I think he reached that point when he sat down to pick his team for Ludogrets and decided that he had to return to players who did well for him before.

Rodgers spoke about a turning point during the week and that the draw in Sofia would could be a launch pad for better things. He has followed that up with a win and if he can find a way to beat Basel in a few weeks and grab six points from winnable games against Leicester and Sunderland, his position would look a lot more stable.

These are small steps. He is in a fight now and he must claw his way out of the confusion and inconsistency which characterised the first half of the season.
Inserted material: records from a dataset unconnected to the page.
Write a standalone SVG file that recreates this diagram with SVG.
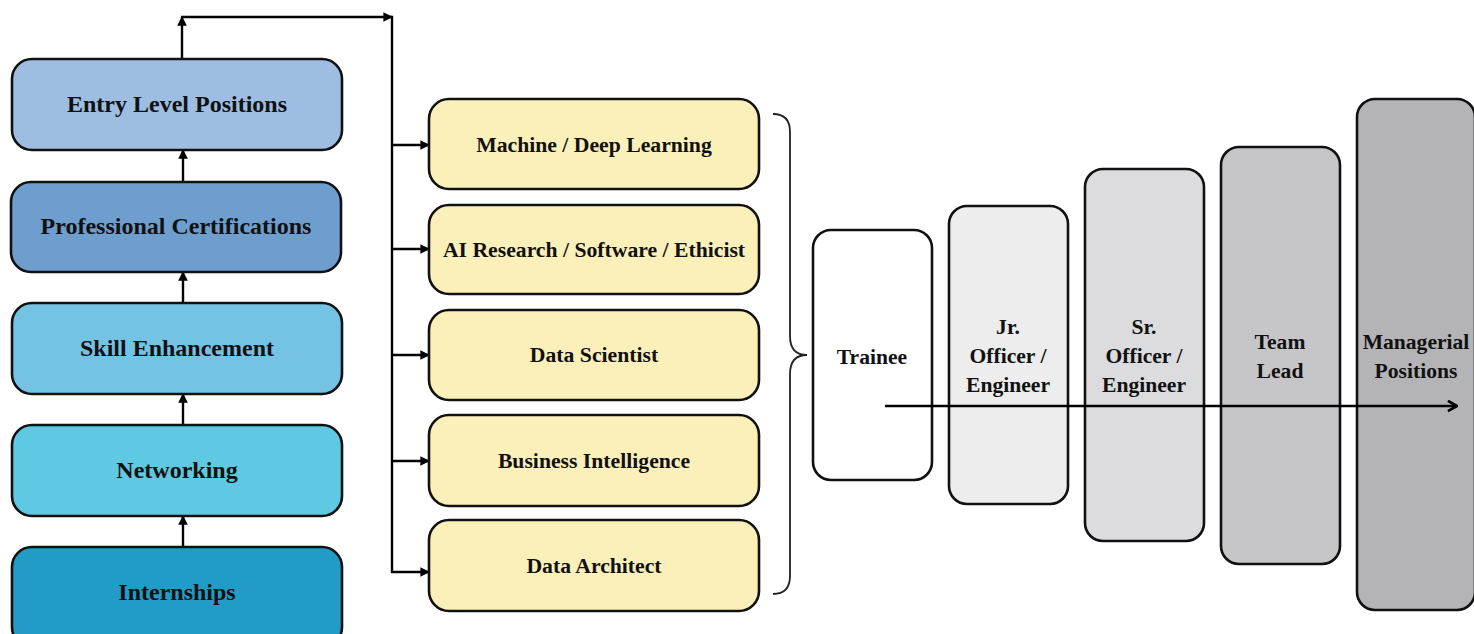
<svg xmlns="http://www.w3.org/2000/svg" width="1474" height="634" viewBox="0 0 1474 634">
<defs>
<style>
.box{stroke:#111;stroke-width:2.6}
.t{font-family:"Liberation Serif","DejaVu Serif",serif;font-weight:bold;fill:#111;text-anchor:middle;dominant-baseline:central}
.l{font-size:24px}
.m{font-size:21.7px}
.r{font-size:21.6px}
.c{fill:none;stroke:#000;stroke-width:2.4}
</style>
<marker id="ah" viewBox="0 0 10 10" refX="9" refY="5" markerWidth="4" markerHeight="4" orient="auto" markerUnits="strokeWidth">
<path d="M0,0 L10,5 L0,10 Z" fill="#000"/>
</marker>
<marker id="chev" viewBox="0 0 10 10" refX="9" refY="5" markerWidth="5" markerHeight="5" orient="auto" markerUnits="strokeWidth">
<path d="M2,1 L9,5 L2,9" fill="none" stroke="#000" stroke-width="2"/>
</marker>
</defs>
<rect width="1474" height="634" fill="#fff"/>

<g id="connectors">
<line class="c" x1="183" y1="547" x2="183" y2="516" marker-end="url(#ah)"/>
<line class="c" x1="183" y1="425" x2="183" y2="394" marker-end="url(#ah)"/>
<line class="c" x1="183" y1="303" x2="183" y2="272" marker-end="url(#ah)"/>
<line class="c" x1="183" y1="182" x2="183" y2="150" marker-end="url(#ah)"/>
<line class="c" x1="182" y1="59" x2="182" y2="17" marker-end="url(#ah)"/>
<line class="c" x1="181" y1="17" x2="392" y2="17" marker-end="url(#ah)"/>
<line class="c" x1="392" y1="15.8" x2="392" y2="573"/>
<line class="c" x1="391" y1="145" x2="429" y2="145" marker-end="url(#ah)"/>
<line class="c" x1="391" y1="249" x2="429" y2="249" marker-end="url(#ah)"/>
<line class="c" x1="391" y1="355" x2="429" y2="355" marker-end="url(#ah)"/>
<line class="c" x1="391" y1="461" x2="429" y2="461" marker-end="url(#ah)"/>
<line class="c" x1="391" y1="572" x2="429" y2="572" marker-end="url(#ah)"/>
<path id="brace" d="M773,114 Q790,114 790,132 L790,336 Q790,355 807,355 Q790,355 790,374 L790,576 Q790,594 773,594" fill="none" stroke="#222" stroke-width="1.8"/>
</g>

<g id="internships"><rect class="box" x="12" y="547" width="330" height="100" rx="20" fill="#229CC7"/><text class="t l" x="177" y="592">Internships</text></g>
<g id="networking"><rect class="box" x="12" y="425" width="330" height="91" rx="20" fill="#5FC8E2"/><text class="t l" x="177" y="470">Networking</text></g>
<g id="skill"><rect class="box" x="12" y="303" width="330" height="91" rx="20" fill="#74C3E5"/><text class="t l" x="177" y="348">Skill Enhancement</text></g>
<g id="certs"><rect class="box" x="11" y="182" width="330" height="90" rx="20" fill="#6E9ECE"/><text class="t l" x="176" y="226">Professional Certifications</text></g>
<g id="entry"><rect class="box" x="12" y="59" width="330" height="91" rx="20" fill="#9DBDE3"/><text class="t l" x="177" y="104">Entry Level Positions</text></g>

<g id="ml"><rect class="box" x="429" y="99" width="330" height="90" rx="20" fill="#FBF0BA"/><text class="t m" x="594" y="145">Machine / Deep Learning</text></g>
<g id="ai"><rect class="box" x="429" y="205" width="330" height="89" rx="20" fill="#FBF0BA"/><text class="t m" x="594" y="250">AI Research / Software / Ethicist</text></g>
<g id="ds"><rect class="box" x="429" y="310" width="330" height="90" rx="20" fill="#FBF0BA"/><text class="t m" x="594" y="355">Data Scientist</text></g>
<g id="bi"><rect class="box" x="429" y="415" width="330" height="91" rx="20" fill="#FBF0BA"/><text class="t m" x="594" y="461">Business Intelligence</text></g>
<g id="da"><rect class="box" x="429" y="520" width="330" height="91" rx="20" fill="#FBF0BA"/><text class="t m" x="594" y="566">Data Architect</text></g>

<g id="trainee"><rect class="box" x="813" y="230" width="119" height="250" rx="18" fill="#fff"/><text class="t r" x="872" y="357">Trainee</text></g>
<g id="jr"><rect class="box" x="949" y="206" width="119" height="298" rx="18" fill="#ECEDEC"/><text class="t r" x="1008" y="327">Jr.</text><text class="t r" x="1008" y="356">Officer /</text><text class="t r" x="1008" y="385">Engineer</text></g>
<g id="sr"><rect class="box" x="1085" y="169" width="119" height="372" rx="18" fill="#DCDCDE"/><text class="t r" x="1144" y="327">Sr.</text><text class="t r" x="1144" y="356">Officer /</text><text class="t r" x="1144" y="385">Engineer</text></g>
<g id="team"><rect class="box" x="1221" y="147" width="119" height="417" rx="18" fill="#C6C6C8"/><text class="t r" x="1280" y="342">Team</text><text class="t r" x="1280" y="371">Lead</text></g>
<g id="mgr"><rect class="box" x="1357" y="99" width="118" height="511" rx="18" fill="#B4B4B6"/><text class="t r" x="1416" y="342">Managerial</text><text class="t r" x="1416" y="371">Positions</text></g>

<g id="progression"><line x1="885" y1="406" x2="1457" y2="406" stroke="#000" stroke-width="2.6" marker-end="url(#chev)"/></g>
</svg>
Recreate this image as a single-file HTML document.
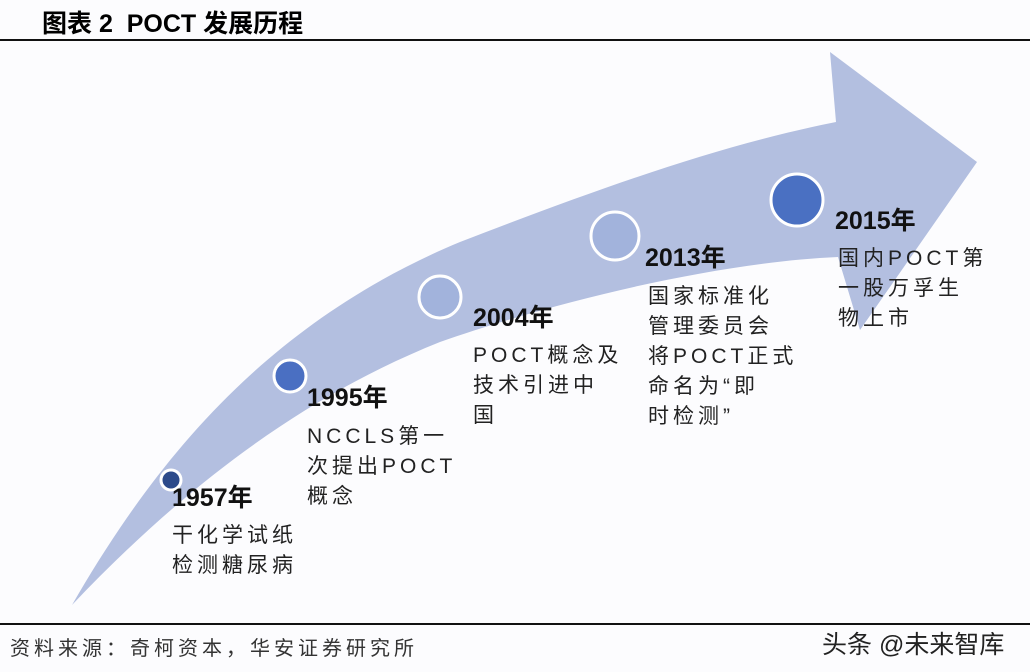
<!DOCTYPE html>
<html><head><meta charset="utf-8"><style>
body{margin:0;width:1030px;height:672px;background:#fcfcfe;position:relative;overflow:hidden;font-family:"Liberation Sans","Noto Sans CJK SC",sans-serif;}
.a{position:absolute;white-space:nowrap;}
.y{font-weight:bold;font-size:25px;color:#111;}
.d{font-size:21px;line-height:30px;color:#222;letter-spacing:4px;}
</style></head><body>
<div class="a" style="left:42px;top:4px;font-size:25px;font-weight:bold;">图表 2 &nbsp;POCT 发展历程</div>
<div class="a" style="left:0;top:39px;width:1030px;height:2px;background:#111"></div>
<svg class="a" style="left:0;top:0" width="1030" height="672">
<path d="M72,605 C150,470 260,325 460,242 C600,188 720,145 836,122 L830,52 L977,162 L860,330 L838,257 C720,262 560,300 440,342 C320,390 200,470 72,605 Z" fill="#b3bfe0"/>
<g stroke="#fff" stroke-width="3">
<circle cx="171" cy="480" r="10" fill="#2c4a8a"/>
<circle cx="290" cy="376" r="16" fill="#4a6fc2"/>
<circle cx="440" cy="297" r="21" fill="#a2b3dc"/>
<circle cx="615" cy="236" r="24" fill="#a2b3dc"/>
<circle cx="797" cy="200" r="26" fill="#4a70c2"/>
</g>
</svg>
<div class="a y" style="left:172px;top:478px">1957年</div>
<div class="a d" style="left:172px;top:521px">干化学试纸<br>检测糖尿病</div>
<div class="a y" style="left:307px;top:378px">1995年</div>
<div class="a d" style="left:307px;top:422px">NCCLS第一<br>次提出POCT<br>概念</div>
<div class="a y" style="left:473px;top:298px">2004年</div>
<div class="a d" style="left:473px;top:341px">POCT概念及<br>技术引进中<br>国</div>
<div class="a y" style="left:645px;top:238px">2013年</div>
<div class="a d" style="left:648px;top:282px">国家标准化<br>管理委员会<br>将POCT正式<br>命名为“即<br>时检测”</div>
<div class="a y" style="left:835px;top:201px">2015年</div>
<div class="a d" style="left:838px;top:244px">国内POCT第<br>一股万孚生<br>物上市</div>
<div class="a" style="left:0;top:623px;width:1030px;height:2px;background:#111"></div>
<div class="a" style="left:10px;top:632px;font-size:20px;color:#333;letter-spacing:4px">资料来源：奇柯资本，华安证券研究所</div>
<div class="a" style="left:822px;top:625px;font-size:25px;color:#222">头条 @未来智库</div>
</body></html>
Elsewhere, that was a serious statement of intent from Manchester City against Ronald Koeman's young team. They flexed their muscles against Southampton and if there was a dip in form last month, it's over.

Last week was a very good one for Manuel Pellegrini's team and he will be delighted to see them build on that really big win over Bayern Munich.

The Champions League has been a weight on their shoulders and by digging out a great win, they then hit Southampton in just the right mood.

Where better to lay down a marker than at the home of a precocious team and, in the process, put them in their place in the table as well?

Time will tell whether Southampton drop off the pace or not, but they were dismissed without any difficulty by Manchester City and this defeat will dent their confidence in a big way.

Stuttered

More importantly for Pellegrini and Manchester City, Chelsea's march towards the title stuttered again and you can be certain that Jose Mourinho only sees one team in his rear view mirror at the moment.

So, a month before Christmas, the Premier League is undoubtedly a two-horse race. Everyone else is arguing over scraps and European places. Liverpool are very firmly in that bracket.